## Given problem:
Keep only the lines of the data below that contain "with", and copy them.

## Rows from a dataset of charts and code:
★ ★ ★

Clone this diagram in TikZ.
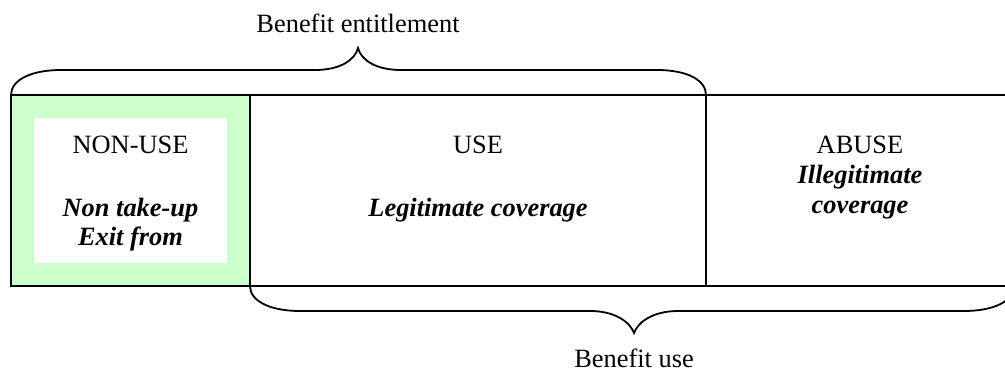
\documentclass[tikz,border=0pt]{standalone}
\usepackage{fontspec}
\setmainfont{Liberation Serif}
\usetikzlibrary{positioning}

\definecolor{nonusegreen}{HTML}{CCFFCC}

\tikzset{
  cell/.style={draw, line width=0.9pt, rectangle, outer sep=0pt, inner sep=0pt, minimum height=95.5pt},
  head/.style={anchor=base, inner sep=0pt, font=\fontsize{13.2}{15}\selectfont},
  bold/.style={anchor=base, inner sep=0pt, font=\fontsize{13.2}{15}\selectfont\bfseries\itshape},
  brace/.style={line width=0.9pt}
}

\begin{document}
\begin{tikzpicture}[x=0.5pt, y=-0.5pt]
  \clip (0,0) rectangle (1005,370);
  \useasboundingbox (0,0) rectangle (1005,370);

  % the three cells
  \node[cell, fill=nonusegreen, anchor=north west, minimum width=119.5pt] (nonuse) at (11,95) {};
  \node[fill=white, inner sep=0pt, minimum width=96.5pt, minimum height=72.5pt, anchor=north west] (nonusein) at (34,118) {};
  \node[cell, anchor=north west, minimum width=228pt] (use) at (nonuse.north east) {};
  \node[cell, anchor=north west, minimum width=154pt] (abuse) at (use.north east) {};

  % texts
  \node[head] (nonusehead) at (130.5,153) {NON-USE};
  \node[bold] (nontakeup) at (130.5,216) {Non take-up};
  \node[bold] (exitfrom) at (130.5,245) {Exit from};

  \node[head] (usehead) at (478,153) {USE};
  \node[bold] (legit) at (478,216) {Legitimate coverage};

  \node[head] (abusehead) at (860,153) {ABUSE};
  \node[bold] (illegit) at (860,183) {Illegitimate};
  \node[bold] (illcover) at (860,213) {coverage};

  \node[head] (entitle) at (358,32) {Benefit entitlement};
  \node[head] (benuse) at (634,367) {Benefit use};

  % braces
  \draw[brace] (nonuse.north west) .. controls +(0,-15) and +(-30,0) .. ++(50,-25)
    -- (315,70) .. controls (340,70) and (355,60) .. (358,48)
    .. controls (361,60) and (376,70) .. (401,70)
    -- (657,70) .. controls +(30,0) and +(0,-15) .. (use.north east);

  \draw[brace] (use.south west) .. controls +(0,15) and +(-30,0) .. ++(50,25)
    -- (590,311) .. controls (615,311) and (630,322) .. (634,333)
    .. controls (638,322) and (653,311) .. (678,311)
    -- (964,311) .. controls +(30,0) and +(0,15) .. (abuse.south east);
\end{tikzpicture}
\end{document}
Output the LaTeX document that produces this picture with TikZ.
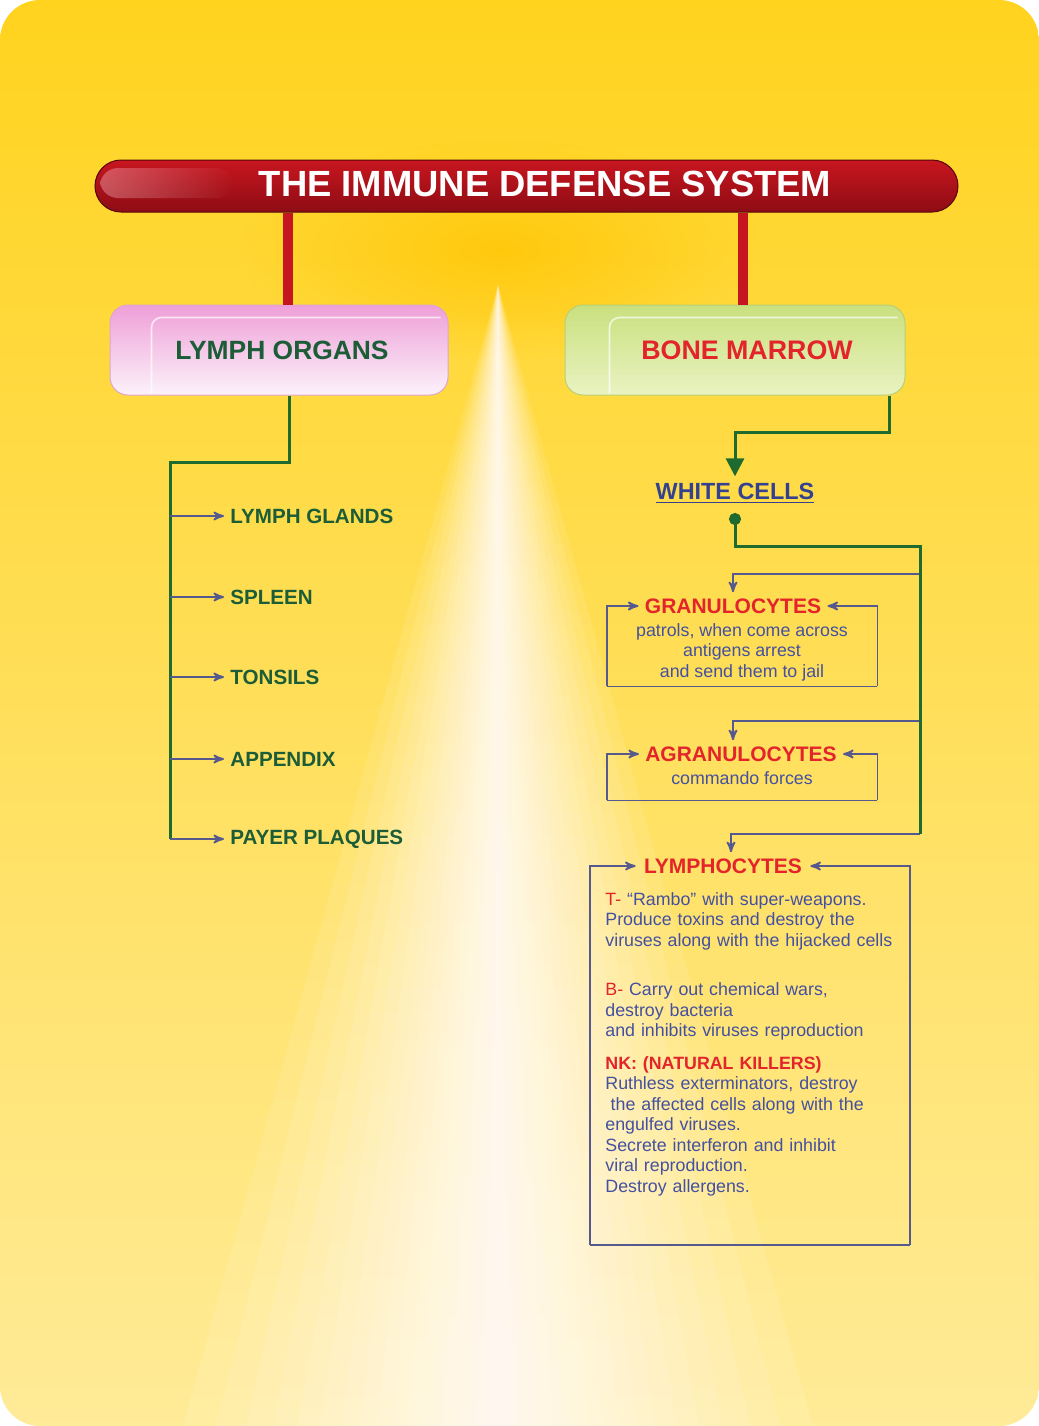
\documentclass[tikz,border=0pt]{standalone}
\usepackage{fontspec}
\setmainfont{Liberation Sans}
\usepackage{tikz}
\usetikzlibrary{arrows,arrows.meta,shapes,positioning,calc,fadings}
\definecolor{bgtop}{HTML}{FFD31E}
\definecolor{bgmid}{HTML}{FFD93C}
\definecolor{bgfoot}{HTML}{FFEB98}
\definecolor{glowgold}{HTML}{FFC400}
\definecolor{bartop}{HTML}{C8161F}
\definecolor{barred}{HTML}{EE2C34}
\definecolor{barfoot}{HTML}{8E0C14}
\definecolor{barshine}{HTML}{FBC0C8}
\definecolor{stemred}{HTML}{C41520}
\definecolor{pinktop}{HTML}{EE9FD8}
\definecolor{pinkfoot}{HTML}{FCF2FA}
\definecolor{pinkedge}{HTML}{DDA6CC}
\definecolor{greentop}{HTML}{C9E07E}
\definecolor{greenfoot}{HTML}{EAF3C2}
\definecolor{greenedge}{HTML}{B7CF76}
\definecolor{labelgreen}{HTML}{1C5C36}
\definecolor{alertred}{HTML}{E3242B}
\definecolor{textblue}{HTML}{4450A0}
\definecolor{whiteblue}{HTML}{34418F}
\definecolor{feedblue}{HTML}{56598E}
\definecolor{trunkgreen}{HTML}{1F6A2E}
\tikzfading[name=fadeleft, left color=transparent!35, right color=transparent!100]
\tikzfading[name=glowfade, inner color=transparent!25, outer color=transparent!100]
\tikzstyle{titlebar}=[rectangle, rounded corners=13pt, minimum width=431.5pt, minimum height=26pt, top color=bartop, middle color=barred, bottom color=barfoot, draw=barfoot!60!black, line width=0.5pt]
\tikzstyle{titletext}=[font=\fontsize{18.2}{22}\selectfont\bfseries, text=white]
\tikzstyle{pinkbox}=[rectangle, rounded corners=9pt, minimum width=169pt, minimum height=45pt, top color=pinktop, bottom color=pinkfoot, draw=pinkedge, line width=0.5pt, font=\fontsize{13.2}{15}\selectfont\bfseries, text=labelgreen]
\tikzstyle{greenbox}=[rectangle, rounded corners=9pt, minimum width=170pt, minimum height=45pt, top color=greentop, bottom color=greenfoot, draw=greenedge, line width=0.5pt, font=\fontsize{13.4}{15}\selectfont\bfseries, text=alertred]
\tikzstyle{facecut}=[draw=white, opacity=0.7, line width=0.8pt, rounded corners=5pt]
\tikzstyle{stem}=[draw=stemred, line width=5pt]
\tikzstyle{trunk}=[draw=trunkgreen, line width=1.5pt]
\tikzstyle{cellframe}=[draw=feedblue, line width=0.9pt]
\tikzstyle{feed}=[cellframe, ->, >=stealth']
\tikzstyle{organlabel}=[anchor=west, inner sep=3pt, font=\fontsize{10.3}{12}\selectfont\bfseries, text=labelgreen]
\tikzstyle{whitelabel}=[inner sep=3pt, font=\fontsize{11.7}{14}\selectfont\bfseries, text=whiteblue]
\tikzstyle{celltitle}=[inner sep=3pt, font=\fontsize{10.5}{12}\selectfont\bfseries, text=alertred]
\tikzstyle{cellbody}=[inner sep=0pt, align=center, font=\fontsize{8.9}{10.25}\selectfont, text=textblue]
\begin{document}
\begin{tikzpicture}[x=0.5pt,y=-0.5pt]
\useasboundingbox (0,0) rectangle (1039,1426);
% backdrop with the light ray
\fill[white] (0,0) rectangle (1039,1426);
\shade[rounded corners=20pt, top color=bgtop, middle color=bgmid, bottom color=bgfoot] (0,0) rectangle (1039,1426);
\fill[glowgold, path fading=glowfade] (500,250) ellipse [x radius=260, y radius=110];
\foreach \w in {5,9,14,20,27,35,44,54,65,77,90,105,121,138,157,178,200,225,252,282,315}
  \fill[white, opacity=0.1] (498,285) -- (498-\w,1426) -- (498+\w,1426) -- cycle;

% title bar
\node[titlebar] (bar) at (526.5,186) {};
\fill[barshine, opacity=0.6, path fading=fadeleft, rounded corners=9pt] (100,168) rectangle (235,198);
\node[titletext] (title) at (545,184) {THE IMMUNE DEFENSE SYSTEM};

% the two organ boxes
\node[pinkbox] (lymph) at (279,350) {\hspace*{3pt}LYMPH ORGANS};
\node[greenbox] (marrow) at (735,350) {\hspace*{12pt}BONE MARROW};
\draw[facecut] ([xshift=21pt,yshift=1pt]lymph.south west) -- ([xshift=21pt,yshift=-6.5pt]lymph.north west) -- ([xshift=-4pt,yshift=-6.5pt]lymph.north east);
\draw[facecut] ([xshift=22.5pt,yshift=1pt]marrow.south west) -- ([xshift=22.5pt,yshift=-6.5pt]marrow.north west) -- ([xshift=-4pt,yshift=-6.5pt]marrow.north east);
\path ([xshift=4.5pt]lymph.north) coordinate (lstem);
\path ([xshift=4pt]marrow.north) coordinate (mstem);
\draw[stem] (lstem) -- (lstem |- bar.south);
\draw[stem] (mstem) -- (mstem |- bar.south);

% lymph organs
\node[organlabel] (glands) at (224,516) {LYMPH GLANDS};
\node[organlabel] (spleen) at (224,597) {SPLEEN};
\node[organlabel] (tonsils) at (224,677) {TONSILS};
\node[organlabel] (appendix) at (224,759) {APPENDIX};
\node[organlabel] (payer) at (224,839) {PAYER PLAQUES};
\coordinate (lymphfork) at (170,462);
\path ([xshift=5pt]lymph.south) coordinate (lymphdrop);
\draw[trunk] (lymphdrop) |- (lymphfork) -- (lymphfork |- payer.west);
\foreach \organ in {glands,spleen,tonsils,appendix,payer}
  \draw[feed] (lymphfork |- \organ.west) -- (\organ.west);

% white cells
\node[whitelabel] (white) at (735,493) {\underline{WHITE CELLS}};
\coordinate (marrowbend) at (735,432);
\path ([xshift=-8pt]marrow.south east) coordinate (marrowdrop);
\draw[trunk, -{Triangle[length=9pt,width=9pt]}] (marrowdrop) |- (marrowbend) -- (white.north);

\node[celltitle] (gran) at (733,606) {GRANULOCYTES};
\node[cellbody, minimum width=135pt, minimum height=34pt] (granbody) at (742,652) {patrols, when come across\\antigens arrest\\and send them to jail};
\node[celltitle] (agran) at (741,754) {AGRANULOCYTES};
\node[cellbody, minimum width=135pt, minimum height=22pt] (agranbody) at (742,778) {commando forces};
\node[celltitle, inner xsep=4pt] (lympho) at (723,866) {LYMPHOCYTES};
\node[cellbody, align=left, anchor=north west, text width=144.5pt, inner xsep=7.5pt, inner ysep=0pt] (lymphobody) at (590,892) {%
{\color{alertred}T-} “Rambo” with super-weapons.\\
Produce toxins and destroy the\\
\mbox{viruses along with the hijacked cells}\\[14.5pt]
{\color{alertred}B-} Carry out chemical wars,\\
destroy bacteria\\
and inhibits viruses reproduction\\[6pt]
{\color{alertred}\bfseries NK: (NATURAL KILLERS)}\\
Ruthless exterminators, destroy\\
\hspace*{0.3em}the affected cells along with the\\
engulfed viruses.\\
Secrete interferon and inhibit\\
viral reproduction.\\
Destroy allergens.};
\coordinate (lymphofoot) at (749.5,1245);

% feeds off the spine
\coordinate (whitefoot) at (735,513);
\coordinate (spinetop) at (920,546);
\coordinate (spinebot) at (920,834);
\coordinate (granfeed) at (920,574);
\coordinate (agranfeed) at (920,721);
\path ([xshift=-4pt]agran.north) coordinate (agrantop);
\path ([xshift=4pt]lympho.north) coordinate (lymphotop);
\draw[feed] (granfeed) -| (gran.north);
\draw[feed] (agranfeed) -| (agrantop);
\draw[feed] (spinebot) -| (lymphotop);
\draw[trunk, {Circle[length=6pt]}-] (whitefoot) |- (spinetop) -- (spinebot);

% cell frames
\draw[feed] (granbody.south west) |- (gran.west);
\draw[feed] (granbody.south east) |- (gran.east);
\draw[cellframe] (granbody.south west) -- (granbody.south east);
\draw[feed] (agranbody.south west) |- (agran.west);
\draw[feed] (agranbody.south east) |- (agran.east);
\draw[cellframe] (agranbody.south west) -- (agranbody.south east);
\draw[feed] (lymphofoot -| lymphobody.west) |- (lympho.west);
\draw[feed] (lymphofoot -| lymphobody.east) |- (lympho.east);
\draw[cellframe] (lymphofoot -| lymphobody.west) -- (lymphofoot -| lymphobody.east);
\end{tikzpicture}
\end{document}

★ ★ ★

## Exercise output:
Output the LaTeX document that produces this picture with TikZ.
% backdrop with the light ray
{\color{alertred}T-} “Rambo” with super-weapons.\\
\mbox{viruses along with the hijacked cells}\\[14.5pt]
\hspace*{0.3em}the affected cells along with the\\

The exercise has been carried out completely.